> _The request_
Repeat the data verbatim.

> _Supplied information_
—————

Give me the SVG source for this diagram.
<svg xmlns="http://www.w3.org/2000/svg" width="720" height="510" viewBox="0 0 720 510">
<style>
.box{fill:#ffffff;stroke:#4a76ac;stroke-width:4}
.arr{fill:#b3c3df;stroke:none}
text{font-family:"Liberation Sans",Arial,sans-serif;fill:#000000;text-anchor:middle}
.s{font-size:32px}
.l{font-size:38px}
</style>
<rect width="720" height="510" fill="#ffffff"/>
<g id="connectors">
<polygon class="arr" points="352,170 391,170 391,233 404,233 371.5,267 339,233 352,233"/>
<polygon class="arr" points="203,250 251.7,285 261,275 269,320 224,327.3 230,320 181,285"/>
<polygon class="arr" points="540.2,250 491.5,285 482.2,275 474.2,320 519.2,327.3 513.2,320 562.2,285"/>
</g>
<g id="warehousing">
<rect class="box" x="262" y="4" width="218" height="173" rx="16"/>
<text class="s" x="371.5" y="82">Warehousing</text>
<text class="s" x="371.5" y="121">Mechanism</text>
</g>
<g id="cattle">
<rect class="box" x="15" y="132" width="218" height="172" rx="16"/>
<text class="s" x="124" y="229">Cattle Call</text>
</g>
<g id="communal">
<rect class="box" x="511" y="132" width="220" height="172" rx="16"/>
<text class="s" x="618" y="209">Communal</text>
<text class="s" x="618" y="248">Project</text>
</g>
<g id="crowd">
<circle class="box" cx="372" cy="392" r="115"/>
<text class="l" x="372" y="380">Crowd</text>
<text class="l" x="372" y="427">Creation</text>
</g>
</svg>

—————

> _Task result_
Give me the SVG source for this diagram.
<svg xmlns="http://www.w3.org/2000/svg" width="720" height="510" viewBox="0 0 720 510">
<style>
.box{fill:#ffffff;stroke:#4a76ac;stroke-width:4}
.arr{fill:#b3c3df;stroke:none}
text{font-family:"Liberation Sans",Arial,sans-serif;fill:#000000;text-anchor:middle}
.s{font-size:32px}
.l{font-size:38px}
</style>
<rect width="720" height="510" fill="#ffffff"/>
<g id="connectors">
<polygon class="arr" points="352,170 391,170 391,233 404,233 371.5,267 339,233 352,233"/>
<polygon class="arr" points="203,250 251.7,285 261,275 269,320 224,327.3 230,320 181,285"/>
<polygon class="arr" points="540.2,250 491.5,285 482.2,275 474.2,320 519.2,327.3 513.2,320 562.2,285"/>
</g>
<g id="warehousing">
<rect class="box" x="262" y="4" width="218" height="173" rx="16"/>
<text class="s" x="371.5" y="82">Warehousing</text>
<text class="s" x="371.5" y="121">Mechanism</text>
</g>
<g id="cattle">
<rect class="box" x="15" y="132" width="218" height="172" rx="16"/>
<text class="s" x="124" y="229">Cattle Call</text>
</g>
<g id="communal">
<rect class="box" x="511" y="132" width="220" height="172" rx="16"/>
<text class="s" x="618" y="209">Communal</text>
<text class="s" x="618" y="248">Project</text>
</g>
<g id="crowd">
<circle class="box" cx="372" cy="392" r="115"/>
<text class="l" x="372" y="380">Crowd</text>
<text class="l" x="372" y="427">Creation</text>
</g>
</svg>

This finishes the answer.